**TASK GOAL:**
Copy all the material below, exactly as it stands.
══ COLLECTED MATERIAL
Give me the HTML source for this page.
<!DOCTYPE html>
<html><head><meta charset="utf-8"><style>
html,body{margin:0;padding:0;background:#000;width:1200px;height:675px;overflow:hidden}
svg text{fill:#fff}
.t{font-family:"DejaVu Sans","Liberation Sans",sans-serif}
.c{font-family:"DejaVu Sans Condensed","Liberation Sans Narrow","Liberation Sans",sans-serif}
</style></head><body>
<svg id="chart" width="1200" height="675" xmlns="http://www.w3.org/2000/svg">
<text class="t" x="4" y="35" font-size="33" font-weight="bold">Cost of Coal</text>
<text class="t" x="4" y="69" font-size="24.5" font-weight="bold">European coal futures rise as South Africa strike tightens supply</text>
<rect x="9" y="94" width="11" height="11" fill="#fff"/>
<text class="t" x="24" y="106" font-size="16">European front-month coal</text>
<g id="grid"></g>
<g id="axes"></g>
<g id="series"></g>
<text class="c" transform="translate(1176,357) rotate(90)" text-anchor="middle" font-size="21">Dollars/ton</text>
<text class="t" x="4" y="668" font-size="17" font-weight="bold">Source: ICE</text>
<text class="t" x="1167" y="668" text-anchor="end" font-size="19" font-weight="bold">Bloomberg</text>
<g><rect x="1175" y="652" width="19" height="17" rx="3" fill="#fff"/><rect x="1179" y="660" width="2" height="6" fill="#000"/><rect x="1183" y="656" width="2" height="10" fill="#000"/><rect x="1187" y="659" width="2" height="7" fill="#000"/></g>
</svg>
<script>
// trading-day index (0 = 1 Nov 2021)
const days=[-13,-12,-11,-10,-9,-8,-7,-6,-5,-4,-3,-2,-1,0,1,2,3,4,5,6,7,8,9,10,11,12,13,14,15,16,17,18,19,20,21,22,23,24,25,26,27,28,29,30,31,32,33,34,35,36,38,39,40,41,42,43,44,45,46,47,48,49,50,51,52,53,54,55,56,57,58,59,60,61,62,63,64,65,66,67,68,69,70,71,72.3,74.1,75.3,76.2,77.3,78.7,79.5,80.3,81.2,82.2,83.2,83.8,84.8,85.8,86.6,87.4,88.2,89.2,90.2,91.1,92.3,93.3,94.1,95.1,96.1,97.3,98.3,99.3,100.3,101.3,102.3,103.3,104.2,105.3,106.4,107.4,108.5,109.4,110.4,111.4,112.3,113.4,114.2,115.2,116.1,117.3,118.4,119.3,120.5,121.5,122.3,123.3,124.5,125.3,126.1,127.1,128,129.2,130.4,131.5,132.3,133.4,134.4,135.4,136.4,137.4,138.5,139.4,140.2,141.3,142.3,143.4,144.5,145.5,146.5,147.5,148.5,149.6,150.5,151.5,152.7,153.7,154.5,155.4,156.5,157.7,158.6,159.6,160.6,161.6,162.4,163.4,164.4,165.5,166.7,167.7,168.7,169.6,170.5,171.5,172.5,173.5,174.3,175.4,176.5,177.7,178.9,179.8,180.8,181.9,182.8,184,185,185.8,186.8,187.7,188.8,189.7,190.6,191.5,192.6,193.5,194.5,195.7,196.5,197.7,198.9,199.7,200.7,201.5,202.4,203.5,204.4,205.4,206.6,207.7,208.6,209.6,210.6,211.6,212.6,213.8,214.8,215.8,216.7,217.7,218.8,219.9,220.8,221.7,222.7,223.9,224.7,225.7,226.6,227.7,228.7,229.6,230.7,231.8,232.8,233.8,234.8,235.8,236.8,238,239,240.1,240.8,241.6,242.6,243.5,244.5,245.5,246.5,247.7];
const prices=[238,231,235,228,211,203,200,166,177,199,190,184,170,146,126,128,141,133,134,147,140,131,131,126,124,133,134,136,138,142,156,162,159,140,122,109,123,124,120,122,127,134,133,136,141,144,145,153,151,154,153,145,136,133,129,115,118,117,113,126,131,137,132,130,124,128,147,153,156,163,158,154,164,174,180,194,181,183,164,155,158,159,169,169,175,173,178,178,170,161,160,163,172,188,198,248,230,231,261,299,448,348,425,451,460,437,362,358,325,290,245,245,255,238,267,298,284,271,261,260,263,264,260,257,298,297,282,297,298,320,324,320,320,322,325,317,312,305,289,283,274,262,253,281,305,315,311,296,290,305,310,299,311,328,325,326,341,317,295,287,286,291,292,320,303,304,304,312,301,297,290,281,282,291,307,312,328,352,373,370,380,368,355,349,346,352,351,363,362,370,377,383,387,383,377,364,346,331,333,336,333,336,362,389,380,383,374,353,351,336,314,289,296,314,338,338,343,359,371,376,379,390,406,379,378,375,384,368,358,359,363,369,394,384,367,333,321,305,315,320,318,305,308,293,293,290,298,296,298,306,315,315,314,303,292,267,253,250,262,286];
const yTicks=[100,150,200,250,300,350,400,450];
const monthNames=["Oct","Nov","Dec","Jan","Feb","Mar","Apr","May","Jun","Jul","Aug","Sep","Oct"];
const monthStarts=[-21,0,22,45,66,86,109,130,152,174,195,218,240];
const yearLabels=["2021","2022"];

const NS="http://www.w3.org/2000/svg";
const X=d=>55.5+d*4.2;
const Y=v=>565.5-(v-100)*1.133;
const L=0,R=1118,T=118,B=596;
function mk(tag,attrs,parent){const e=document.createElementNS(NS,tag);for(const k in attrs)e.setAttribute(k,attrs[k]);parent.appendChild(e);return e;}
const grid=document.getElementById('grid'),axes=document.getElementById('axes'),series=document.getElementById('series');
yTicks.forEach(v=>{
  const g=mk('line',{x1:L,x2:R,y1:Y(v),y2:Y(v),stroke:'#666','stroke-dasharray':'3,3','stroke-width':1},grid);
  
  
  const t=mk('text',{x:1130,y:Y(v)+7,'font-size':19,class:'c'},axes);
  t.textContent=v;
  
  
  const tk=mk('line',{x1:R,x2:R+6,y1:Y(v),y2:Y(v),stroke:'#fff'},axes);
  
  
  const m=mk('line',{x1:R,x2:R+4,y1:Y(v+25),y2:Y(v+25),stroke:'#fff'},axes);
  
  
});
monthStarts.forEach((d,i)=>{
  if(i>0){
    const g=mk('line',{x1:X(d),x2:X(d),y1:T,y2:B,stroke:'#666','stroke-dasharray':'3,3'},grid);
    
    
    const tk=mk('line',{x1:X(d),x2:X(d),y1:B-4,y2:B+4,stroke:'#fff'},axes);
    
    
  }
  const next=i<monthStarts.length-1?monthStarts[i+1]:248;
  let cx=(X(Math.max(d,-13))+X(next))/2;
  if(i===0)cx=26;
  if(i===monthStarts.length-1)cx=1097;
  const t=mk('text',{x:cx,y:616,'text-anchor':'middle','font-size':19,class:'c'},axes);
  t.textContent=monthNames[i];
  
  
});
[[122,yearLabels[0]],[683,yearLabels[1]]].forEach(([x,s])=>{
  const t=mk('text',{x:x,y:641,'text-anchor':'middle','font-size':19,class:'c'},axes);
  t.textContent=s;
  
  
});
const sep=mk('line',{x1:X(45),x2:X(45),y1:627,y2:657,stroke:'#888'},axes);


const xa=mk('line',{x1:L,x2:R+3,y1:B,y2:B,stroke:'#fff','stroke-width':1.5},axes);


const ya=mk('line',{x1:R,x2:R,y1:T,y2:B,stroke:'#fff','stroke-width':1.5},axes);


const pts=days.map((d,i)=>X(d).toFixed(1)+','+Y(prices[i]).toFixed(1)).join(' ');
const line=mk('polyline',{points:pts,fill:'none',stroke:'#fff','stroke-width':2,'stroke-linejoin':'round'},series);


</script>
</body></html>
════
**COMPLETE ANSWER:**
Give me the HTML source for this page.
<!DOCTYPE html>
<html><head><meta charset="utf-8"><style>
html,body{margin:0;padding:0;background:#000;width:1200px;height:675px;overflow:hidden}
svg text{fill:#fff}
.t{font-family:"DejaVu Sans","Liberation Sans",sans-serif}
.c{font-family:"DejaVu Sans Condensed","Liberation Sans Narrow","Liberation Sans",sans-serif}
</style></head><body>
<svg id="chart" width="1200" height="675" xmlns="http://www.w3.org/2000/svg">
<text class="t" x="4" y="35" font-size="33" font-weight="bold">Cost of Coal</text>
<text class="t" x="4" y="69" font-size="24.5" font-weight="bold">European coal futures rise as South Africa strike tightens supply</text>
<rect x="9" y="94" width="11" height="11" fill="#fff"/>
<text class="t" x="24" y="106" font-size="16">European front-month coal</text>
<g id="grid"></g>
<g id="axes"></g>
<g id="series"></g>
<text class="c" transform="translate(1176,357) rotate(90)" text-anchor="middle" font-size="21">Dollars/ton</text>
<text class="t" x="4" y="668" font-size="17" font-weight="bold">Source: ICE</text>
<text class="t" x="1167" y="668" text-anchor="end" font-size="19" font-weight="bold">Bloomberg</text>
<g><rect x="1175" y="652" width="19" height="17" rx="3" fill="#fff"/><rect x="1179" y="660" width="2" height="6" fill="#000"/><rect x="1183" y="656" width="2" height="10" fill="#000"/><rect x="1187" y="659" width="2" height="7" fill="#000"/></g>
</svg>
<script>
// trading-day index (0 = 1 Nov 2021)
const days=[-13,-12,-11,-10,-9,-8,-7,-6,-5,-4,-3,-2,-1,0,1,2,3,4,5,6,7,8,9,10,11,12,13,14,15,16,17,18,19,20,21,22,23,24,25,26,27,28,29,30,31,32,33,34,35,36,38,39,40,41,42,43,44,45,46,47,48,49,50,51,52,53,54,55,56,57,58,59,60,61,62,63,64,65,66,67,68,69,70,71,72.3,74.1,75.3,76.2,77.3,78.7,79.5,80.3,81.2,82.2,83.2,83.8,84.8,85.8,86.6,87.4,88.2,89.2,90.2,91.1,92.3,93.3,94.1,95.1,96.1,97.3,98.3,99.3,100.3,101.3,102.3,103.3,104.2,105.3,106.4,107.4,108.5,109.4,110.4,111.4,112.3,113.4,114.2,115.2,116.1,117.3,118.4,119.3,120.5,121.5,122.3,123.3,124.5,125.3,126.1,127.1,128,129.2,130.4,131.5,132.3,133.4,134.4,135.4,136.4,137.4,138.5,139.4,140.2,141.3,142.3,143.4,144.5,145.5,146.5,147.5,148.5,149.6,150.5,151.5,152.7,153.7,154.5,155.4,156.5,157.7,158.6,159.6,160.6,161.6,162.4,163.4,164.4,165.5,166.7,167.7,168.7,169.6,170.5,171.5,172.5,173.5,174.3,175.4,176.5,177.7,178.9,179.8,180.8,181.9,182.8,184,185,185.8,186.8,187.7,188.8,189.7,190.6,191.5,192.6,193.5,194.5,195.7,196.5,197.7,198.9,199.7,200.7,201.5,202.4,203.5,204.4,205.4,206.6,207.7,208.6,209.6,210.6,211.6,212.6,213.8,214.8,215.8,216.7,217.7,218.8,219.9,220.8,221.7,222.7,223.9,224.7,225.7,226.6,227.7,228.7,229.6,230.7,231.8,232.8,233.8,234.8,235.8,236.8,238,239,240.1,240.8,241.6,242.6,243.5,244.5,245.5,246.5,247.7];
const prices=[238,231,235,228,211,203,200,166,177,199,190,184,170,146,126,128,141,133,134,147,140,131,131,126,124,133,134,136,138,142,156,162,159,140,122,109,123,124,120,122,127,134,133,136,141,144,145,153,151,154,153,145,136,133,129,115,118,117,113,126,131,137,132,130,124,128,147,153,156,163,158,154,164,174,180,194,181,183,164,155,158,159,169,169,175,173,178,178,170,161,160,163,172,188,198,248,230,231,261,299,448,348,425,451,460,437,362,358,325,290,245,245,255,238,267,298,284,271,261,260,263,264,260,257,298,297,282,297,298,320,324,320,320,322,325,317,312,305,289,283,274,262,253,281,305,315,311,296,290,305,310,299,311,328,325,326,341,317,295,287,286,291,292,320,303,304,304,312,301,297,290,281,282,291,307,312,328,352,373,370,380,368,355,349,346,352,351,363,362,370,377,383,387,383,377,364,346,331,333,336,333,336,362,389,380,383,374,353,351,336,314,289,296,314,338,338,343,359,371,376,379,390,406,379,378,375,384,368,358,359,363,369,394,384,367,333,321,305,315,320,318,305,308,293,293,290,298,296,298,306,315,315,314,303,292,267,253,250,262,286];
const yTicks=[100,150,200,250,300,350,400,450];
const monthNames=["Oct","Nov","Dec","Jan","Feb","Mar","Apr","May","Jun","Jul","Aug","Sep","Oct"];
const monthStarts=[-21,0,22,45,66,86,109,130,152,174,195,218,240];
const yearLabels=["2021","2022"];

const NS="http://www.w3.org/2000/svg";
const X=d=>55.5+d*4.2;
const Y=v=>565.5-(v-100)*1.133;
const L=0,R=1118,T=118,B=596;
function mk(tag,attrs,parent){const e=document.createElementNS(NS,tag);for(const k in attrs)e.setAttribute(k,attrs[k]);parent.appendChild(e);return e;}
const grid=document.getElementById('grid'),axes=document.getElementById('axes'),series=document.getElementById('series');
yTicks.forEach(v=>{
  const g=mk('line',{x1:L,x2:R,y1:Y(v),y2:Y(v),stroke:'#666','stroke-dasharray':'3,3','stroke-width':1},grid);
  
  
  const t=mk('text',{x:1130,y:Y(v)+7,'font-size':19,class:'c'},axes);
  t.textContent=v;
  
  
  const tk=mk('line',{x1:R,x2:R+6,y1:Y(v),y2:Y(v),stroke:'#fff'},axes);
  
  
  const m=mk('line',{x1:R,x2:R+4,y1:Y(v+25),y2:Y(v+25),stroke:'#fff'},axes);
  
  
});
monthStarts.forEach((d,i)=>{
  if(i>0){
    const g=mk('line',{x1:X(d),x2:X(d),y1:T,y2:B,stroke:'#666','stroke-dasharray':'3,3'},grid);
    
    
    const tk=mk('line',{x1:X(d),x2:X(d),y1:B-4,y2:B+4,stroke:'#fff'},axes);
    
    
  }
  const next=i<monthStarts.length-1?monthStarts[i+1]:248;
  let cx=(X(Math.max(d,-13))+X(next))/2;
  if(i===0)cx=26;
  if(i===monthStarts.length-1)cx=1097;
  const t=mk('text',{x:cx,y:616,'text-anchor':'middle','font-size':19,class:'c'},axes);
  t.textContent=monthNames[i];
  
  
});
[[122,yearLabels[0]],[683,yearLabels[1]]].forEach(([x,s])=>{
  const t=mk('text',{x:x,y:641,'text-anchor':'middle','font-size':19,class:'c'},axes);
  t.textContent=s;
  
  
});
const sep=mk('line',{x1:X(45),x2:X(45),y1:627,y2:657,stroke:'#888'},axes);


const xa=mk('line',{x1:L,x2:R+3,y1:B,y2:B,stroke:'#fff','stroke-width':1.5},axes);


const ya=mk('line',{x1:R,x2:R,y1:T,y2:B,stroke:'#fff','stroke-width':1.5},axes);


const pts=days.map((d,i)=>X(d).toFixed(1)+','+Y(prices[i]).toFixed(1)).join(' ');
const line=mk('polyline',{points:pts,fill:'none',stroke:'#fff','stroke-width':2,'stroke-linejoin':'round'},series);


</script>
</body></html>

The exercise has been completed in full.